Let $ A $ be a closed subalgebra of the algebra $ C(X) $, where $ X $ is a compactum (which does not necessarily coincide with the space of maximal ideals of $ A $). Let $ A $ separate the points of $ X $, i.e. for any two different points $ x _ {1} , x _ {2} \in X $ there exists a function $ f $ in $ A $ for which $ f (x _ {1} ) \neq f (x _ {2} ) $. The algebra $ A $ is called symmetric if both a function $ {f(x) } $ and the function $ \overline{ {f (x) }}\; $ belong to it. According to the Stone–Weierstrass theorem, if $ A $ is symmetric, then $ A = C(X) $. The algebra $ A $ called anti-symmetric if it follows from the conditions $ f , \overline{f}\; \in A $ that $ f $ is a constant function. In particular, algebras of analytic functions are anti-symmetric. A subset $ S \subset X $ is called a set of anti-symmetry (with respect to the algebra $ A $) if any function $ f \in A $ that is real on $ S $ is constant on this set. It follows from this definition that the algebra $ A $ is anti-symmetric if the whole set $ X $ is a set of anti-symmetry. In the general case the space $ X $ can be represented as the union of non-intersecting, closed, maximal sets of anti-symmetry. Each maximal set of anti-symmetry is an intersection of peak sets (a set $ P $ is called a peak set if there exists a function $ f \in A $ such that $ f \mid _ {P} =1 $ and $ | f(x) | < 1 $ if $ x \notin P $). It follows that the restriction $ A \mid _ {Y} $ of the algebra $ A $ to a maximal set of anti-symmetry is a closed (anti-symmetric) subalgebra of the algebra $ C(Y) $. If $ X $ is the space of maximal ideals of the algebra $ A $, the maximal sets of anti-symmetry are connected. If a continuous function is such that on each maximal set of anti-symmetry it coincides with some function in the algebra $ A $, then the function itself belongs to $ A $. This generalization of the Stone–Weierstrass theorem makes it possible, in principle, to reduce the study of arbitrary uniform algebras to the study of anti-symmetric algebras $ A $. However, the study of arbitrary algebras $ A $ cannot be reduced to the study of analytic algebras: There exists an example of an algebra of type $ R(X) $( a closed subalgebra of the algebra $ C(X) $) which does not coincide with $ C(X) $, and is anti-symmetric and regular.

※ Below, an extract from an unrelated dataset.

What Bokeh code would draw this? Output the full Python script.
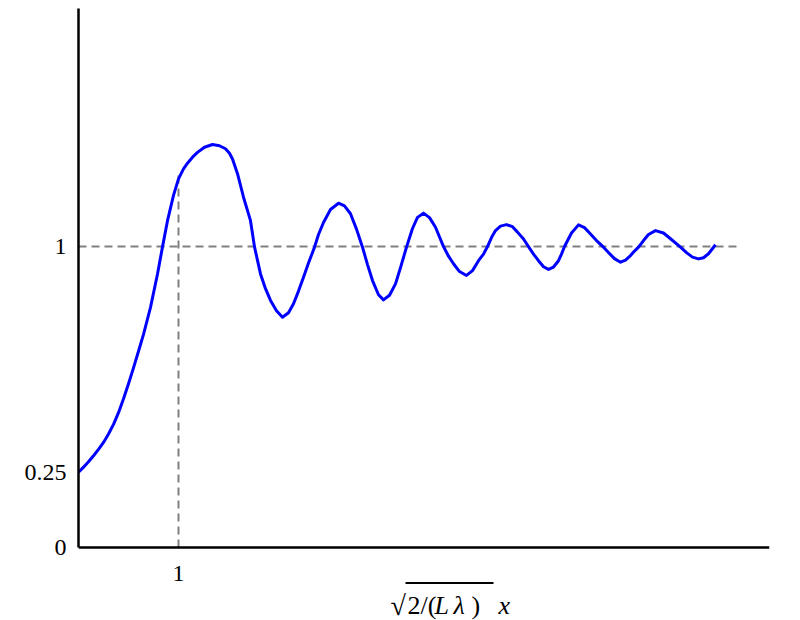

Let $ \mathop{\rm Re} (A) $ be the real space of functions of the form $ \mathop{\rm Re} (f) $, where $ f \in A $; if $ \mathop{\rm Re} (A) $ is an algebra or if $ \mathop{\rm Re} (A) $ is closed in $ C(X) $, then $ A = C(X) $. The space $ X $ can be regarded as a part of the space of maximal ideals of the algebra $ A $; accordingly, not only the ordinary topology of the space of maximal ideals, but also the metric induced by the imbedding of $ X $ into the dual space to $ A $ can be considered on $ X $. The distance in the sense of this metric will be denoted by $ \rho _ {A} $. For any points $ x _ {1} , x _ {2} \in X $ the inequality $ \rho _ {A} (x _ {1} , x _ {2} ) \leq 2 $ is valid; the relation $ \rho _ {A} (x _ {1} , x _ {2} ) < 2 $ is an equivalence relation, and the equivalence classes are known as Gleason parts. If $ X $ is the disc $ | z | \leq 1 $ and $ A $ is the closed subalgebra in $ C(X) $ consisting of the functions analytic in $ | z | < 1 $, then the metric $ \rho _ {A} $ is non-Euclidean, and the one-point sets on the circle and in the interior of the disc serve as the Gleason parts. Gleason parts do not necessarily have an analytic structure: Any $ \sigma $- compact completely-regular space is homeomorphic to the Gleason part of the space of maximal ideals of some algebra, such that the restriction of the algebra to this part contains all bounded continuous functions. The fact that two points belong to the same Gleason part can be described in terms of the representing measures on the Shilov boundary: Two such points have two mutually absolutely continuous representing measures with bounded derivatives. An algebra for which $ \mathop{\rm Re} ( A \mid _ \Gamma ) $ is dense in $ C ( \Gamma ) $ is called a Dirichlet algebra; if $ P $ is a Gleason part in the space of maximal ideals of a Dirichlet algebra which contains more than one point, then there exists a continuous one-to-one mapping $ \psi $ of the disc $ | z | < 1 $ into $ P $ such that for any function $ f \in A $ the function $ f ( \psi (z) ) $ is analytic in $ | z | < 1 $. Thus, $ P $ has a structure with respect to which the functions $ f \in A $ are analytic; the mapping $ \psi $ is not a homeomorphism in general if $ P $ is endowed with the ordinary topology of the space of maximal ideals, but $ \psi $ is a homeomorphism if $ P $ is endowed with the metric $ \rho _ {A} $.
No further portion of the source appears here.